Financial Servs. Veh. Trust v Law Offs. of Dustin J. Dente
2011 NY Slip Op 05797 [86 AD3d 532]
July 5, 2011
Appellate Division, Second Department
Published by New York State Law Reporting Bureau pursuant to Judiciary Law § 431.
As corrected through Wednesday, August 31, 2011


Financial Services Vehicle Trust, Respondent,
v
Law Offices of Dustin J. Dente et al., Defendants, and Katerina Arvanitakis, Appellant.

[*1] Gordon & Haffner, LLP, Harrison, N.Y. (David E. Gordon and Steven Cohn, P.C., of counsel), for appellant.

Deily, Mooney & Glastetter, LLP, Albany, N.Y. (Alexander Powhida of counsel), for respondent.

In an action for replevin and to recover damages for breach of contract, the defendant Katerina Arvanitakis appeals from an order of the Supreme Court, Nassau County (Cozzens, Jr., J.), entered July 19, 2010, which granted the plaintiff's motion to vacate both an order of the same court (Spinola, J.), dated February 24, 2010, granting the unopposed motion of the defendant Katerina Arvanitakis for leave to enter a judgment on her counterclaim against the plaintiff upon its default in replying to the counterclaim, and a judgment of the same court entered March 1, 2010, in her favor and against the plaintiff in the principal sum of $1 million.

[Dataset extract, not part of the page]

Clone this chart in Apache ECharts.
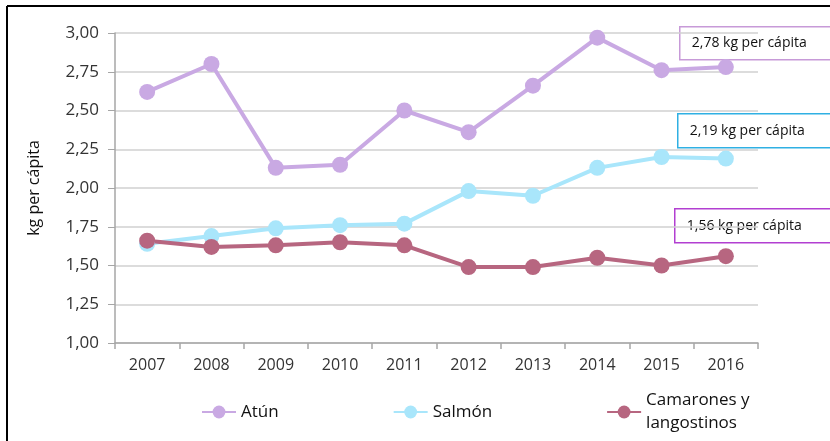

Ordered that the order is affirmed, with costs.

The defendant Katerina Arvanitakis (hereinafter the appellant) failed to give the plaintiff timely notice of her motion for leave to enter a judgment on her counterclaim against the plaintiff upon its purported default in replying to the counterclaim (see Bianco v LiGreci, 298 AD2d 482 [2002]). The plaintiff did not receive at least 13 days' notice, the minimum required for motions served by regular mail (see CPLR 2103 [b] [2]; 2214 [b]). Absence of proper service of a motion is a sufficient and complete excuse for a default on a motion, and deprives the court of jurisdiction to entertain the motion (see CPLR 5015 [a] [4]; Zaidi v New York Bldg. Contrs., Ltd., 61 AD3d 747, 748 [2009]; Daulat v Helms Bros., Inc., 32 AD3d 410, 411 [2006]; Bianco v LiGreci, 298 AD2d 482 [2002]; Welch v State of New York, 261 AD2d 537, 538 [1999]). Since the Supreme Court was deprived of jurisdiction to entertain the motion, the resulting order dated February 24, 2010, and the judgment entered upon that order were nullities (see Bonik v Tarrabocchia, 78 AD3d 630, 632 [2010]; Bauerlein v Salvation Army, 74 AD3d 851, 857 [2010]; Welch v State of New York, 261 AD2d at 538; Golden v Golden, 128 AD2d 672 [1987]). Accordingly, the plaintiff's motion to vacate both the order dated February 24, 2010, and the judgment was properly granted. Skelos, J.P., Dickerson, Hall, Austin and Miller, JJ., concur.